When GE engineers decided to build a better power plant a few years ago, they looked up at the sky. In the 1950s, aviation legend Gerhard Neumann built the first GE supersonic jet engine by using a system of compressor blades called “variable vanes” that could turn and alter the flow of air coming inside the engine during flight. “It changed everything,” says former GE aviation engineer Jim Johnson.
Today, nearly every jet engine uses Neumann’s technology and so does GE’s new “flexible” power plant. It dramatically cuts emissions and saves utilities fuel and money by allowing them to quickly change output and generate electricity only when customers need it. “Typically, efficiency drops off quickly and emissions go up as you reduce output,” says Eric Gerbhardt, vice president for thermal engineering at GE Power & Water. “Now we can come down to as low as 14 percent of maximum output and still remain emissions compliant. That’s something customers have been asking for.”
Jet Son: GE’s new “flexible” power plant is using some of the same GE technology that allowed Chuck Yeager to fly at twice the speed of sound.

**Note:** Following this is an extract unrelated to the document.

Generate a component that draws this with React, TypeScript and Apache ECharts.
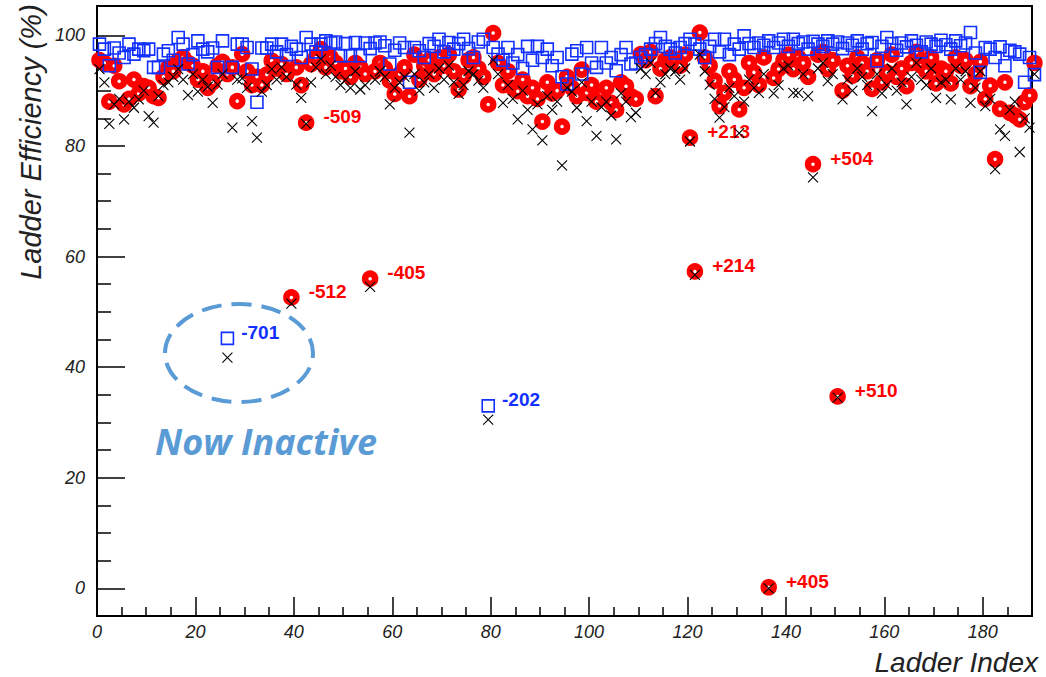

Here’s why. An electricity socket is like a shower head in your bathroom. When you take a shower in the morning, you expect the same strong water pressure. When utilities tap renewable electricity from wind farms and solar plants, they can keep the same power “pressure” flowing to your home and cut the amount of power they generate by burning gas and other fuels. The problem is that ordinary power stations are rigid and can’t respond to power gyrations caused by renewables dependent on the wind and the sun. The new GE plant, called FlexEfficiency 60, however, can ramp up power as fast as 100 megawatts per minute, twice as fast as the industry standard.
Advanced combustion technology, also developed for jet engines, keeps emissions like nitrogen oxides and carbon monoxide in check. The technology is using blades made from single-crystals of nickel-based superalloys to manage extremely high temperatures and reduce emissions in the combustion chamber. “The whole blade is grown from a single metal kernel,” Gerbhardt says. Other blades are hollow and peppered with tiny holes, like miniature strainers. The ducts and holes channel cooler air to keep the temperature around the blades just right and prevent the blades from melting. “It’s a very precise science how every hole is positioned,” Gerbhardt says. “We shine infrared light on the blades on our test stand in Greenville and pick out the hot and cool spots,” he says. “We feed that data back to our design team.”

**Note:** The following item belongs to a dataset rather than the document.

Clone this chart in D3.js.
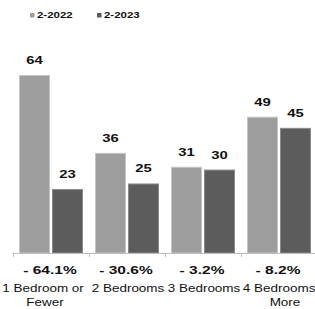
<!DOCTYPE html>
<html lang="en">
	<head>
		<meta charset="utf-8">
		<title>Bedrooms bar chart</title>
		<script type="text/javascript" src="https://cdn.jsdelivr.net/npm/d3@7"></script>
		<style type="text/css">
			body { margin: 0; background: white; }
			text { font-family: "Liberation Sans", Arial, sans-serif; fill: #111; }
			.val { font-size: 11px; font-weight: bold; }
			.pct { font-size: 11.5px; font-weight: bold; }
			.cat { font-size: 10px; }
			.leg { font-size: 8.5px; font-weight: bold; }
		</style>
	</head>
	<body>
		<svg width="315" height="309" class="plot"></svg>

		<script>
			var categories = [["1 Bedroom or", "Fewer"], ["2 Bedrooms"], ["3 Bedrooms"], ["4 Bedrooms or", "More"]];
			var seriesNames = ["2-2022", "2-2023"];
			var values2022 = [64, 36, 31, 49];
			var values2023 = [23, 25, 30, 45];
			var changeLabels = ["- 64.1%", "- 30.6%", "- 3.2%", "- 8.2%"];

			var colors = ["#9e9e9e", "#5c5c5c"];
			var strokes = ["#c4c4c4", "#8a8a8a"];
			var sx = 1.35; // text in the picture is stretched sideways

			var svg = d3.select('.plot');
			var width = +svg.attr('width');
			var baseY = 253;

			var x0 = d3.scaleBand()
				.domain(d3.range(categories.length))
				.range([13, 317]);
			var x1 = d3.scaleBand()
				.domain(seriesNames)
				.range([6, 70])
				.paddingInner(0.06);
			var y = d3.scaleLinear()
				.domain([0, 64])
				.range([baseY, 75]);

			var rows = categories.map(function(c, i){
				return [values2022[i], values2023[i]];
			});

			function stretch(x, yy){
				return 'translate(' + x + ',' + yy + ') scale(' + sx + ',1)';
			}

			// bars
			var groups = svg.selectAll('.grp')
				.data(rows)
				.enter()
				.append('g')
				.attr('class', 'grp')
				.attr('transform', function(d, i){ return 'translate(' + x0(i) + ',0)'; });

			groups.selectAll('rect')
				.data(function(d){ return d.map(function(v, j){ return {v: v, s: seriesNames[j], j: j}; }); })
				.enter()
				.append('rect')
				.attr('x', function(d){ return x1(d.s) + 0.5; })
				.attr('y', function(d){ return y(d.v) + 0.5; })
				.attr('width', x1.bandwidth() - 1)
				.attr('height', function(d){ return baseY - y(d.v) - 0.5; })
				.attr('fill', function(d){ return colors[d.j]; })
				.attr('stroke', function(d){ return strokes[d.j]; })
				.attr('stroke-width', 1);

			groups.selectAll('.val')
				.data(function(d){ return d.map(function(v, j){ return {v: v, s: seriesNames[j]}; }); })
				.enter()
				.append('text')
				.attr('class', 'val')
				.attr('text-anchor', 'middle')
				.attr('transform', function(d){ return stretch(x1(d.s) + x1.bandwidth() / 2, y(d.v) - 11); })
				.text(function(d){ return d.v; });

			// axis line with category ticks
			svg.append('line')
				.attr('x1', 13).attr('x2', width)
				.attr('y1', baseY + 0.5).attr('y2', baseY + 0.5)
				.attr('stroke', '#bdbdbd');
			svg.selectAll('.tk')
				.data(d3.range(categories.length + 1))
				.enter()
				.append('line')
				.attr('class', 'tk')
				.attr('x1', function(d){ return Math.round(13 + d * x0.step()) + 0.5; })
				.attr('x2', function(d){ return Math.round(13 + d * x0.step()) + 0.5; })
				.attr('y1', baseY).attr('y2', baseY + 4)
				.attr('stroke', '#bdbdbd');

			// change labels
			svg.selectAll('.pct')
				.data(changeLabels)
				.enter()
				.append('text')
				.attr('class', 'pct')
				.attr('text-anchor', 'middle')
				.attr('transform', function(d, i){ return stretch(x0(i) + x0.bandwidth() / 2 - 1, 274); })
				.text(function(d){ return d; });

			// category labels: outer two wrapped labels sit pushed outward
			categories.forEach(function(lines, i){
				var nudge = i === 0 ? -8 : (i === categories.length - 1 ? 8 : 1);
				lines.forEach(function(t, k){
					svg.append('text')
						.attr('class', 'cat')
						.attr('text-anchor', 'middle')
						.attr('transform', stretch(x0(i) + x0.bandwidth() / 2 + nudge - (k ? 2 : 0) * Math.sign(nudge), 292 + k * 14))
						.text(t);
				});
			});

			// legend
			var leg = svg.selectAll('.legend')
				.data(seriesNames)
				.enter()
				.append('g')
				.attr('class', 'legend')
				.attr('transform', function(d, i){ return 'translate(' + (30 + i * 67) + ',13)'; });
			leg.append('rect')
				.attr('width', 4.5).attr('height', 4.5)
				.attr('fill', function(d, i){ return colors[i]; });
			leg.append('text')
				.attr('class', 'leg')
				.attr('transform', 'translate(7,4.8) scale(' + sx + ',1)')
				.text(function(d){ return d; });
		</script>
	</body>
</html>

All this innovation and research means that new plant can stay as efficient as 61 percent even at low electricity output. According to the New York Times, the U.S. Department of Energy had compared such efficiency to running a four minute mile. Gerbhardt said that before the GE “flexible” plant came along, utilities would idle their plants overnight when demand drops and restart them in the morning. This is inefficient. “Now they can run it at a very low load for several hours and turn it back on when power is needed.”